3. Data Synchronization: For media and static content, use tools like gsutil rsync or Cloud Storage Transfer Service to periodically replicate data from the primary region’s Cloud Storage buckets to the secondary region.

4. Failover Trigger: In case of a regional outage, manual intervention is typically required. This involves:

Promoting the standby database in the secondary region to be the primary.
Scaling up the compute MIGs in the secondary region.
Updating DNS records (e.g., using Cloud DNS with health checks and failover policies) to point traffic to the secondary region’s load balancer.

Automating Cross-Region Failover (Advanced)

Achieving fully automated cross-region failover is complex and often involves custom scripting or third-party solutions. A common approach:

Health Monitoring: Implement external health checks (e.g., using Cloud Monitoring uptime checks) that probe critical endpoints in your primary region.
Alerting: Configure alerts based on these health checks failing for an extended period.
Automated Trigger: The alert can trigger a Cloud Function or Cloud Run service that orchestrates the failover process:

Initiates database promotion in the secondary region.
Updates Cloud DNS records to redirect traffic.
Scales up compute resources in the secondary region.

This level of automation requires meticulous testing and careful consideration of potential false positives.

Caching and Session Management Considerations

Magento 2’s caching and session management layers are critical for performance and can also be points of failure or require specific DR strategies.

Redis for Caching and Sessions

Using Redis for caching and sessions is standard practice. For HA, consider:

Memorystore for Redis: Google Cloud’s managed Redis service offers HA configurations. Provision a Memorystore instance with HA enabled. Your Magento application will connect to the Memorystore endpoint. In case of a node failure, Memorystore handles the failover.
Manual Redis Cluster: If managing your own Redis cluster on Compute Engine, ensure you implement Redis Sentinel or Redis Cluster for high availability within a region.
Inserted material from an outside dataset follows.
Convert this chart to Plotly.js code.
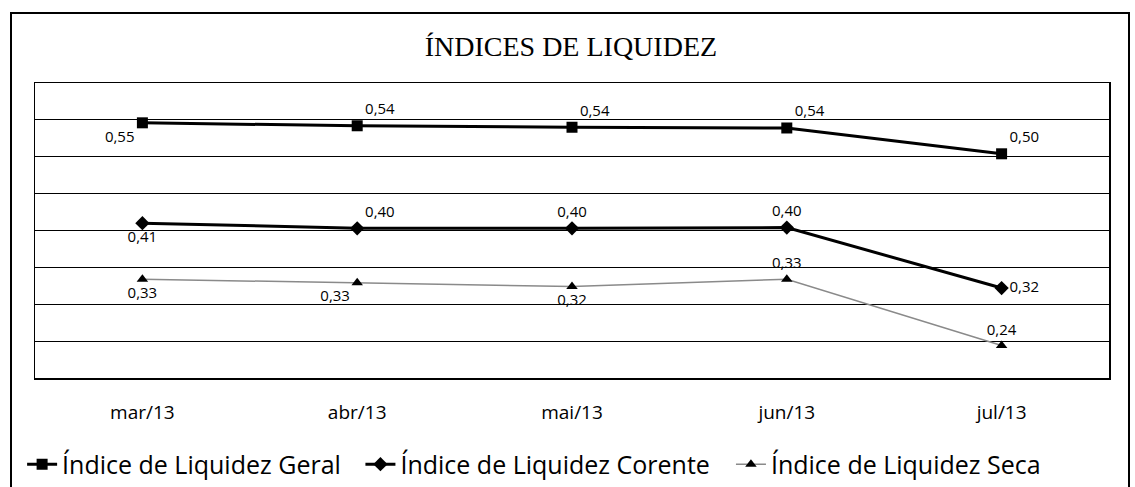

Cross-region replication for Redis is more complex and often involves custom solutions or asynchronous replication.

Varnish Cache

Varnish is typically deployed as a reverse proxy in front of your web servers. For DR:

Regional Deployment: Deploy Varnish instances within your primary region’s MIGs, behind the main load balancer.
Cross-Region: In a cross-region DR scenario, you would deploy Varnish instances in the secondary region as well. The DNS failover would then direct traffic to the secondary region’s Varnish instances.
Cache Invalidation: Be mindful of cache invalidation strategies. During a failover, you might want to aggressively purge caches to ensure users see fresh content from the new primary.

Monitoring and Testing Your DR Strategy

A disaster recovery plan is only effective if it’s regularly tested and monitored. Implement comprehensive monitoring for all components.

Key Monitoring Metrics

Cloud SQL: Instance availability, CPU utilization, memory usage, disk I/O, network traffic, replication lag (if applicable).
Compute Engine: Instance health, CPU, memory, disk usage, network traffic.
Load Balancers: Backend health, request latency, error rates.
Memorystore: Cache hit/miss ratio, memory usage, network traffic.
Application Performance Monitoring (APM): End-to-end transaction tracing, error rates, response times.

Regular DR Drills

Schedule regular disaster recovery drills. These should simulate various failure scenarios:

Zone Failure: Simulate a zone outage and verify that Cloud SQL HA and multi-zone MIGs handle the failover gracefully.
Region Failure: Simulate a full regional outage and execute your cross-region failover procedure. Time the failover process and identify bottlenecks.
Component Failure: Test failover for individual components like Redis or Varnish.

Document the results of each drill, identify any shortcomings, and update your procedures accordingly. Automation is key to reducing human error during a stressful recovery event.